Kalau memang, for the sake of humble (atau supaya
tidak dikira orang sombong) kita kemudian malah akhirnya merasa jengah atau
rasanya gimana gitu karena ah diluar sana masih banyak penyair-penyair atau
pemain-pemain layar lebar itu yang lebih dari saya, dan merasa tidak layak
menerima apresiasi tersebut, yah saya merasa anda belum matang untuk menjadi
penyair handal.
Mengapa?
Pertama, penyair yang matang tidak akan bergeming entah karyanya
itu di apresiasi ataupun dikritik oleh orang lain. Hal ini tidak akan mengubah
dia, tidak akan menggoyahkan imannya untuk lebih berkarya dengan baik atau
tidak. Adanya apresiasi ataupun tidak, dia tetap akan melakukan tugasnya dalam
menulis dan menyebarkan keindahan sastra lewat tulisan-tulisannya. Dia tidak
akan terpengaruh.
Kedua, di negara-negara maju, penulis/penyair profesional biasanya
malah meminta penulis-penulis lain (atau orang yang lebih terkenal darinya,
atau pun publisher) untuk memberikan resensi singkat dalam buku atau
karya-karya mereka. Kalau perlu, mereka malah membayar untuk tulisan-tulisan
itu untuk meningkatkan nilai tulisannya di mata para pembacanya. Apakah itu
narsis? Tentu, sombong? So pasti! Apakah salah? Tentu saja tidak.

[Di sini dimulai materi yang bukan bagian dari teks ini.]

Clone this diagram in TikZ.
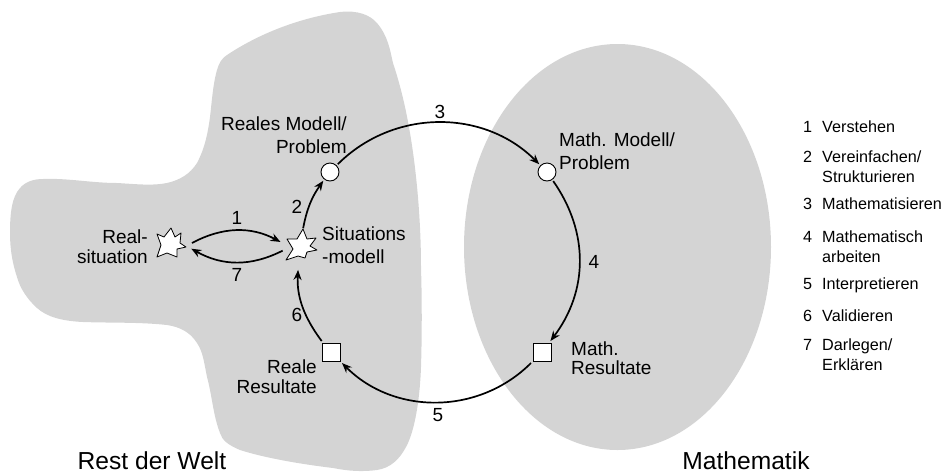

Ketiga, itulah gunanya kolom-kolom resensi buku, resensi sastra,
yang ada di majalah, koran, maupun blog-blog sastra atau lainnya, anda kan mau
tulisan anda dibaca banyak orang, bisa di analisa, di komentari, dibahas,
dikenang, di rating teraktual atau terinspiratif dan menjadi abadi sepanjang
masa (setidaknya satu hari di Kompasiana) atau sedikit banyak ada yang tahu lah
bahwa ternyata anda seorang penyair (jangan bohong deh…)
Okelah, penutup dari tulisan yang saya yang mungkin menyebalkan
ini, penyair memang harus sombong, memang harus narsis,
kalau ngga, ya ngapain juga nulis-nulis sekian banyak tulisan atau puisi yang
di posting tiap malam di Kompasiana ini? Mending disimpan aja di dalam laptop
atau buku diarymu, terus tunggu 100 tahun lagi baru ada yang baca dan
mempublikasikannya? Apakah itu yang para penyair Kompasiana ini inginkan?
Hmmm….don’t be so humble like that, because you are not that great…
Really, I am sick of all the hyprocracy of narcisism in the poets
minds. Euphimisme memang telah
berakar kuat disini. Atau mungkin menulis resensinya harus berbeda dengan cara
benar-benar mengkritik karya-karya penyair disini dengan semangat kritik yang
tajam dan mengiris , begitu mungkin lebih mudah diterima dan tidak ada yang
merasa jengah ya. Mungkin menuliskan secara negatif hasil karya orang lain
malah akan mendapatkan tempat yang layak dibandingkan menuliskan sisi
positifnya. Ah dunia penyair memang menyenangkan karena penuh
kebohongan…
Ah, jadinya seperti tulisan berita saja ya, the bad
news is the good news..too bad :-)
Salut saya terhadap penyair negeri Kompasiana.
Biarkan akar-akar kesombongan merajalela diantara urat nadimu.